## Data segment
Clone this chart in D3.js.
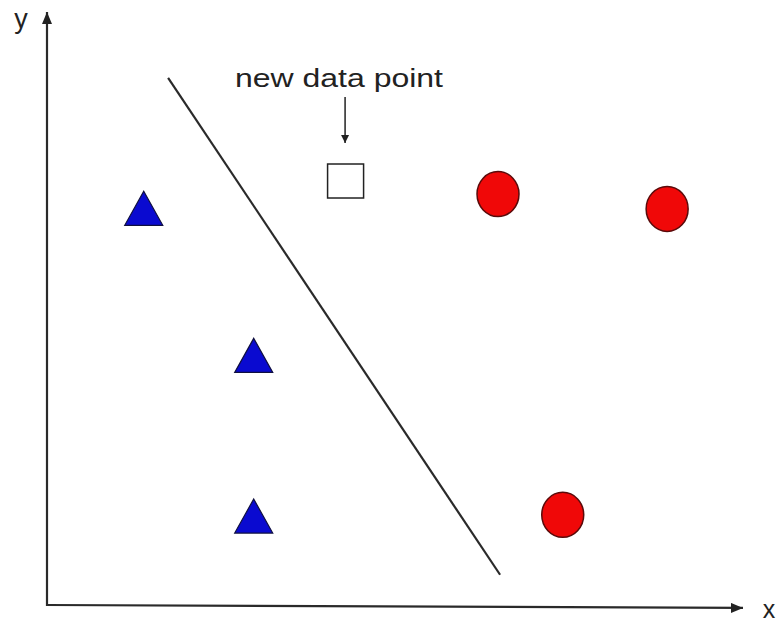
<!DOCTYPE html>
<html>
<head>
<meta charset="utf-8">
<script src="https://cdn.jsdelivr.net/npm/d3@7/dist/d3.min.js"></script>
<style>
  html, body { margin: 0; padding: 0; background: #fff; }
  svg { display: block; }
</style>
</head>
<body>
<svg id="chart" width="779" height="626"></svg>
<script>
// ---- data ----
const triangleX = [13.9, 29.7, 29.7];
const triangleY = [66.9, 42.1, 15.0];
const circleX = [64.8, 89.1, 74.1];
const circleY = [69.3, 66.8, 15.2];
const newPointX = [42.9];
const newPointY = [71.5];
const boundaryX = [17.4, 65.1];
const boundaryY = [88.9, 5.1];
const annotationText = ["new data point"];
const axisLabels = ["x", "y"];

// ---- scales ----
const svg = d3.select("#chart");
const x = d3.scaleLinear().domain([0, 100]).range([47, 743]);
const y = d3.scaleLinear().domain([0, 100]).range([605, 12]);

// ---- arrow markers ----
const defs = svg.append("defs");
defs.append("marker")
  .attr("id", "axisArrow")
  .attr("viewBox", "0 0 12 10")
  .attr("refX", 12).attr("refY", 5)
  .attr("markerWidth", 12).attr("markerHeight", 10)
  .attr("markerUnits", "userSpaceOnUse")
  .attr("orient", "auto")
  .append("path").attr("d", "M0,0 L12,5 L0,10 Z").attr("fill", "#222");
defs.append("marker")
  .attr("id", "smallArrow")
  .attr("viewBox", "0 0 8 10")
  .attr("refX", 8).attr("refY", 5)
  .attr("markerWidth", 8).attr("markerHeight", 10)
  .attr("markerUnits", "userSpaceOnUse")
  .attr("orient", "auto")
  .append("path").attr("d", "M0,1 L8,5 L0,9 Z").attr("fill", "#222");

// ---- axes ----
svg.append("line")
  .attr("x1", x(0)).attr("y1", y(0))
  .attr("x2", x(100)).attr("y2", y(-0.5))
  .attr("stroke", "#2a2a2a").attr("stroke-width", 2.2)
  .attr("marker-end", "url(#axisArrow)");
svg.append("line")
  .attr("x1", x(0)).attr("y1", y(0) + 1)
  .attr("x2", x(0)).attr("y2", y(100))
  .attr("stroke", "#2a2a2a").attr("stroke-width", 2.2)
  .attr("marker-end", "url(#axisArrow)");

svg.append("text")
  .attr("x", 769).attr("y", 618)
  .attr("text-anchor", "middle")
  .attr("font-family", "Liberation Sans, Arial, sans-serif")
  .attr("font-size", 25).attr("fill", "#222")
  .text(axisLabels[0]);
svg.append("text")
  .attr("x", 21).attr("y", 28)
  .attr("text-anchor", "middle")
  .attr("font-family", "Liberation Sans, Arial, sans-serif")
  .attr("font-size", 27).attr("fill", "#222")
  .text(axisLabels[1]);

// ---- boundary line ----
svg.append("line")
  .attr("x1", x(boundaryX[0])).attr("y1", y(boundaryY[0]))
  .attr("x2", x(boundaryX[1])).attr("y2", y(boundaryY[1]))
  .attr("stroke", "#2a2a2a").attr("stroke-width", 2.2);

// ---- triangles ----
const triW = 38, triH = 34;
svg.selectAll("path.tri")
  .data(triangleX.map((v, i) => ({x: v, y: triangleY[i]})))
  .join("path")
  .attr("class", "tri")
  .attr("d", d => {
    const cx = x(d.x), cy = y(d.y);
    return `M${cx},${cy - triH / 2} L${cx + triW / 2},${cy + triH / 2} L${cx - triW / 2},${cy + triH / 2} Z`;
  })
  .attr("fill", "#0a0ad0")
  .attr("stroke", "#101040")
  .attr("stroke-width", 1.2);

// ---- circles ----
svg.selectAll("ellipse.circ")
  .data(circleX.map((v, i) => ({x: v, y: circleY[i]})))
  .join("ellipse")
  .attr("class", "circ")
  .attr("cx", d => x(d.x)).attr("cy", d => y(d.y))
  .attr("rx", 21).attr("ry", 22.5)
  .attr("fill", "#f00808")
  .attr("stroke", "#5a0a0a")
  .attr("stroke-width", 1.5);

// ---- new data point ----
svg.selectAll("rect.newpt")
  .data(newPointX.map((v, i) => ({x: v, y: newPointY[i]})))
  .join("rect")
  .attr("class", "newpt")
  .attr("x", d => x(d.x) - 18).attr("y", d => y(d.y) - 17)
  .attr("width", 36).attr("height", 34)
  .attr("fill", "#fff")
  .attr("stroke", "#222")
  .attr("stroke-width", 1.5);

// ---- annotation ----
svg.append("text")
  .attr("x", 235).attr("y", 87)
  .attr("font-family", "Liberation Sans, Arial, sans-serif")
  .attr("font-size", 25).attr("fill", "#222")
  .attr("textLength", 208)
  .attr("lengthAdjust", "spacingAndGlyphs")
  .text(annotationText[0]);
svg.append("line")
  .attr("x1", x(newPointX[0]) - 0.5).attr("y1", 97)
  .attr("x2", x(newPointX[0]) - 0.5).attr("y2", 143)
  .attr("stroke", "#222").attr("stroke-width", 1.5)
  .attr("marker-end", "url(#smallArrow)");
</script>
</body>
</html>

## Task requirements
Skip every picture and return the lines above from the top through the one that contains "const y = d3.scaleLinear().domain([0, 100]).range([605, 12]);".

## Answer to the task
Clone this chart in D3.js.
<!DOCTYPE html>
<html>
<head>
<meta charset="utf-8">
<script src="https://cdn.jsdelivr.net/npm/d3@7/dist/d3.min.js"></script>
<style>
  html, body { margin: 0; padding: 0; background: #fff; }
  svg { display: block; }
</style>
</head>
<body>
<svg id="chart" width="779" height="626"></svg>
<script>
// ---- data ----
const triangleX = [13.9, 29.7, 29.7];
const triangleY = [66.9, 42.1, 15.0];
const circleX = [64.8, 89.1, 74.1];
const circleY = [69.3, 66.8, 15.2];
const newPointX = [42.9];
const newPointY = [71.5];
const boundaryX = [17.4, 65.1];
const boundaryY = [88.9, 5.1];
const annotationText = ["new data point"];
const axisLabels = ["x", "y"];

// ---- scales ----
const svg = d3.select("#chart");
const x = d3.scaleLinear().domain([0, 100]).range([47, 743]);
const y = d3.scaleLinear().domain([0, 100]).range([605, 12]);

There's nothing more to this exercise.